第一,丰富创新主体类型,助力传统企业组织形态向数字创新生态系统转变。一是破除传统思维转而形成技术思维,巧用数字技术,将长期形成的相对固定的线性组织形态改造成非线性组织形态,灵活应对和满足用户的个性化和多样性需求。二是促进数据要素跨区域、跨产业、跨企业的流通和交易,以放大数据对数字创新生态系统的乘数效应,建立健全数据交易定价机制,完善反垄断机制。三是培育数字创新人才,积极推进组织的数字化转型进程,提高数字化经营管理效率,逐步演化成数字创新生态系统核心主体。

第二,保障创新主体良性运行,增强数字创新生态系统发展动力。一是多种手段保障数字创新生态系统的动态平衡,如破除体制机制障碍以提高创新主体活力,构建数字创新生态先行示范区等。二是多途径助力数字创新生态系统演化升级,如利用等级划分法壮大生态系统,促使其向更高水平跃升。三是多方式建立协同治理机制,如建立“事前监管—事中规制—事后救济”的去中心化协同治理机制,进一步深化制度环境改革,激发数字企业的创新活力,加快数字创新成果转化与应用。

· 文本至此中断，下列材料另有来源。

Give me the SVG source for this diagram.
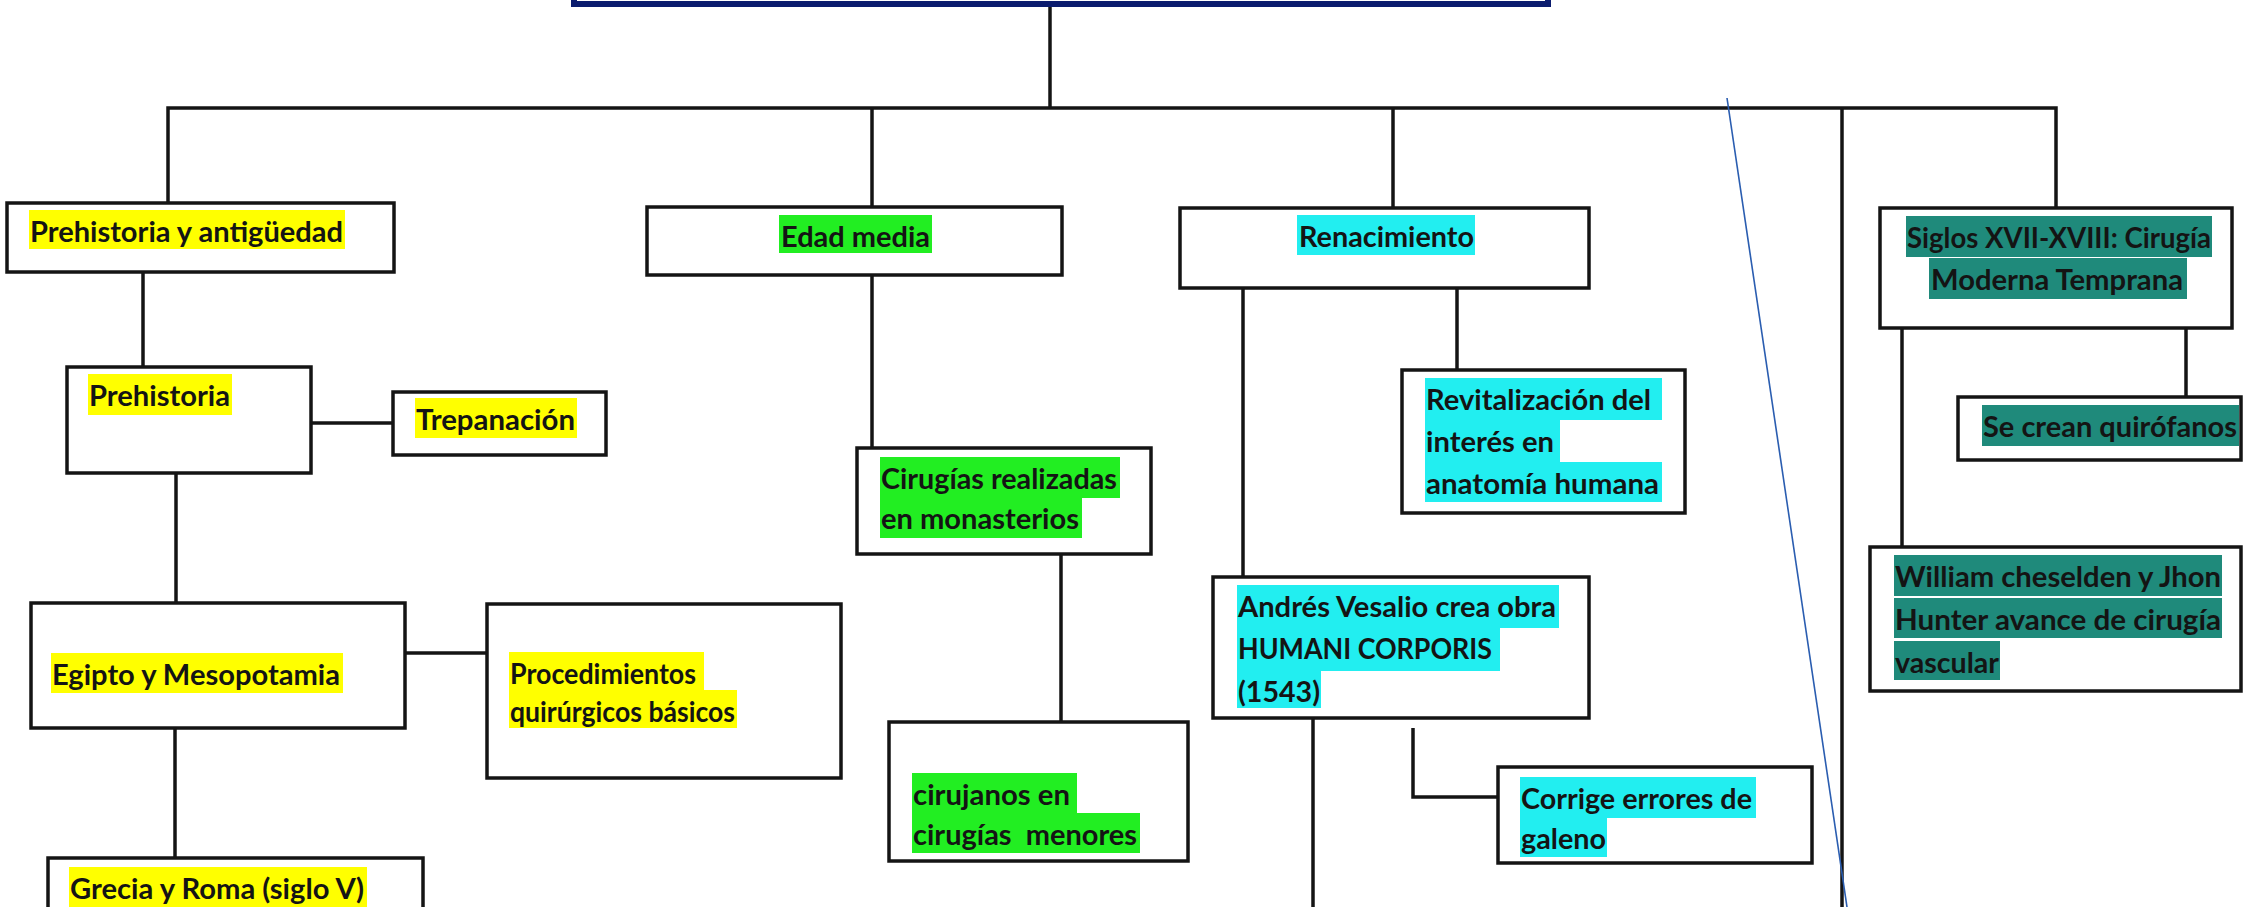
<svg xmlns="http://www.w3.org/2000/svg" width="2246" height="907" viewBox="0 0 2246 907">
<style>
.bg{fill:#ffffff}
.b{fill:#ffffff;stroke:#141414;stroke-width:3.5}
.top{fill:#ffffff;stroke:#0b1c6e;stroke-width:6}
.c{fill:none;stroke:#141414;stroke-width:3.5}
.blue{fill:none;stroke:#2a5db0;stroke-width:1.6}
.t{font-family:Lato,"Open Sans","Liberation Sans",sans-serif;font-weight:700;font-size:29px;fill:#141414}
.hy{fill:#ffff00}
.hg{fill:#22ee22}
.hc{fill:#22eef0}
.ht{fill:#1f8a7b}
</style>
<rect class="bg" x="0" y="0" width="2246" height="907"/>
<g id="connectors">
<polyline class="c" points="1050,6 1050,108"/>
<polyline class="c" points="168,203 168,108 2056,108 2056,208"/>
<polyline class="c" points="872,108 872,207"/>
<polyline class="c" points="1393,108 1393,208"/>
<polyline class="c" points="1842,108 1842,907"/>
<polyline class="c" points="143,272 143,367"/>
<polyline class="c" points="311,423 393,423"/>
<polyline class="c" points="176,473 176,603"/>
<polyline class="c" points="405,653 487,653"/>
<polyline class="c" points="175,728 175,858"/>
<polyline class="c" points="872,275 872,448"/>
<polyline class="c" points="1061,554 1061,722"/>
<polyline class="c" points="1243,288 1243,577"/>
<polyline class="c" points="1457,288 1457,370"/>
<polyline class="c" points="1313,718 1313,907"/>
<polyline class="c" points="1413,728 1413,797 1498,797"/>
<polyline class="c" points="1902,328 1902,547"/>
<polyline class="c" points="2186,328 2186,397"/>
<line class="blue" x1="1727" y1="98" x2="1847" y2="907"/>
</g>
<g id="title">
<rect class="top" x="574" y="-40" width="974" height="44"/>
</g>
<g id="n-prehistoria-antiguedad">
<rect class="b" x="7" y="203" width="387" height="69"/>
<rect class="hy" x="29" y="210" width="316" height="39"/>
<text class="t" x="30" y="242" textLength="313" lengthAdjust="spacingAndGlyphs">Prehistoria y antigüedad</text>
</g>
<g id="n-prehistoria">
<rect class="b" x="67" y="367" width="244" height="106"/>
<rect class="hy" x="88" y="374" width="144" height="41"/>
<text class="t" x="89" y="406" textLength="141" lengthAdjust="spacingAndGlyphs">Prehistoria</text>
</g>
<g id="n-trepanacion">
<rect class="b" x="393" y="392" width="213" height="63"/>
<rect class="hy" x="415" y="398" width="162" height="40"/>
<text class="t" x="416" y="430" textLength="159" lengthAdjust="spacingAndGlyphs">Trepanación</text>
</g>
<g id="n-egipto">
<rect class="b" x="31" y="603" width="374" height="125"/>
<rect class="hy" x="51" y="653" width="292" height="40"/>
<text class="t" x="52" y="685" textLength="288" lengthAdjust="spacingAndGlyphs">Egipto y Mesopotamia</text>
</g>
<g id="n-procedimientos">
<rect class="b" x="487" y="604" width="354" height="174"/>
<rect class="hy" x="509" y="652" width="195" height="39"/>
<rect class="hy" x="509" y="690" width="228" height="38"/>
<text class="t" x="510" y="684" textLength="186" lengthAdjust="spacingAndGlyphs">Procedimientos</text>
<text class="t" x="510" y="722" textLength="225" lengthAdjust="spacingAndGlyphs">quirúrgicos básicos</text>
</g>
<g id="n-grecia">
<rect class="b" x="48" y="858" width="375" height="80"/>
<rect class="hy" x="69" y="867" width="298" height="40"/>
<text class="t" x="70" y="899" textLength="294" lengthAdjust="spacingAndGlyphs">Grecia y Roma (siglo V)</text>
</g>
<g id="n-edad-media">
<rect class="b" x="647" y="207" width="415" height="68"/>
<rect class="hg" x="779" y="215" width="153" height="38"/>
<text class="t" x="781" y="247" textLength="149" lengthAdjust="spacingAndGlyphs">Edad media</text>
</g>
<g id="n-cirugias-monasterios">
<rect class="b" x="857" y="448" width="294" height="106"/>
<rect class="hg" x="880" y="457" width="240" height="41"/>
<rect class="hg" x="880" y="497" width="202" height="41"/>
<text class="t" x="881" y="489" textLength="236" lengthAdjust="spacingAndGlyphs">Cirugías realizadas</text>
<text class="t" x="881" y="529" textLength="198" lengthAdjust="spacingAndGlyphs">en monasterios</text>
</g>
<g id="n-cirujanos">
<rect class="b" x="889" y="722" width="299" height="139"/>
<rect class="hg" x="912" y="773" width="165" height="41"/>
<rect class="hg" x="912" y="813" width="228" height="40"/>
<text class="t" x="913" y="805" textLength="157" lengthAdjust="spacingAndGlyphs">cirujanos en</text>
<text class="t" x="913" y="845" textLength="224" lengthAdjust="spacingAndGlyphs" xml:space="preserve">cirugías  menores</text>
</g>
<g id="n-renacimiento">
<rect class="b" x="1180" y="208" width="409" height="80"/>
<rect class="hc" x="1297" y="215" width="178" height="40"/>
<text class="t" x="1299" y="247" textLength="175" lengthAdjust="spacingAndGlyphs">Renacimiento</text>
</g>
<g id="n-revitalizacion">
<rect class="b" x="1402" y="370" width="283" height="143"/>
<rect class="hc" x="1425" y="378" width="237" height="42"/>
<rect class="hc" x="1425" y="420" width="135" height="43"/>
<rect class="hc" x="1425" y="462" width="237" height="40"/>
<text class="t" x="1426" y="410" textLength="225" lengthAdjust="spacingAndGlyphs">Revitalización del</text>
<text class="t" x="1426" y="452" textLength="128" lengthAdjust="spacingAndGlyphs">interés en</text>
<text class="t" x="1426" y="494" textLength="233" lengthAdjust="spacingAndGlyphs">anatomía humana</text>
</g>
<g id="n-vesalio">
<rect class="b" x="1213" y="577" width="376" height="141"/>
<rect class="hc" x="1237" y="585" width="322" height="43"/>
<rect class="hc" x="1237" y="627" width="263" height="44"/>
<rect class="hc" x="1237" y="670" width="84" height="38"/>
<text class="t" x="1238" y="617" textLength="318" lengthAdjust="spacingAndGlyphs">Andrés Vesalio crea obra</text>
<text class="t" x="1238" y="659" textLength="254" lengthAdjust="spacingAndGlyphs">HUMANI CORPORIS</text>
<text class="t" x="1238" y="702" textLength="82" lengthAdjust="spacingAndGlyphs">(1543)</text>
</g>
<g id="n-corrige">
<rect class="b" x="1498" y="767" width="314" height="96"/>
<rect class="hc" x="1520" y="777" width="236" height="41"/>
<rect class="hc" x="1520" y="817" width="87" height="40"/>
<text class="t" x="1521" y="809" textLength="231" lengthAdjust="spacingAndGlyphs">Corrige errores de</text>
<text class="t" x="1521" y="849" textLength="85" lengthAdjust="spacingAndGlyphs">galeno</text>
</g>
<g id="n-siglos">
<rect class="b" x="1880" y="208" width="352" height="120"/>
<rect class="ht" x="1906" y="216" width="306" height="41"/>
<rect class="ht" x="1929" y="258" width="258" height="41"/>
<text class="t" x="1907" y="248" textLength="304" lengthAdjust="spacingAndGlyphs">Siglos XVII-XVIII: Cirugía</text>
<text class="t" x="1931" y="290" textLength="252" lengthAdjust="spacingAndGlyphs">Moderna Temprana</text>
</g>
<g id="n-quirofanos">
<rect class="b" x="1958" y="397" width="283" height="63"/>
<rect class="ht" x="1982" y="405" width="257" height="41"/>
<text class="t" x="1983" y="437" textLength="254" lengthAdjust="spacingAndGlyphs">Se crean quirófanos</text>
</g>
<g id="n-cheselden">
<rect class="b" x="1870" y="547" width="371" height="144"/>
<rect class="ht" x="1894" y="555" width="328" height="41"/>
<rect class="ht" x="1894" y="598" width="328" height="40"/>
<rect class="ht" x="1894" y="641" width="106" height="39"/>
<text class="t" x="1895" y="587" textLength="326" lengthAdjust="spacingAndGlyphs">William cheselden y Jhon</text>
<text class="t" x="1895" y="630" textLength="326" lengthAdjust="spacingAndGlyphs">Hunter avance de cirugía</text>
<text class="t" x="1895" y="673" textLength="104" lengthAdjust="spacingAndGlyphs">vascular</text>
</g>
</svg>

第三,营造优质发展环境,实现数字创新生态系统主体协同共生。一是围绕数字基础设施搭建企业共生网络,利用数字创新的吸附效应吸引不同行业、不同类型的企业集聚在生态系统内开展协同合作,并利用数字技术构建新型协作共生关系。二是以产业共生理念为指导构建数字产业生态系统,积极发展工业互联网,利用网络效力拓宽产业链覆盖范围,促进数字经济与实体经济融合发展,早日实现产业数字化。三是以商业价值和公共价值共同引领为原则构建价值共生系统,建立面向企业、产业和国家3 个层次的价值共生协同体系,推动数字创新生态系统的参与主体在区域环境中集聚、共生发展,进而实现系统整体的螺旋式上升演化。

5.3 研究展望

本研究从创新生态和数字创新相结合的理论视角探究了数字创新生态系统的内涵特征、构成要素和运行机制,未来研究方向可进一步聚焦于数字创新生态系统的构建与形成机制、演化发展机制、政策演化与监测以及数字治理等方面开展质性和量化研究,为数字经济、数字社会和数字政府的建设运营提供理论指导。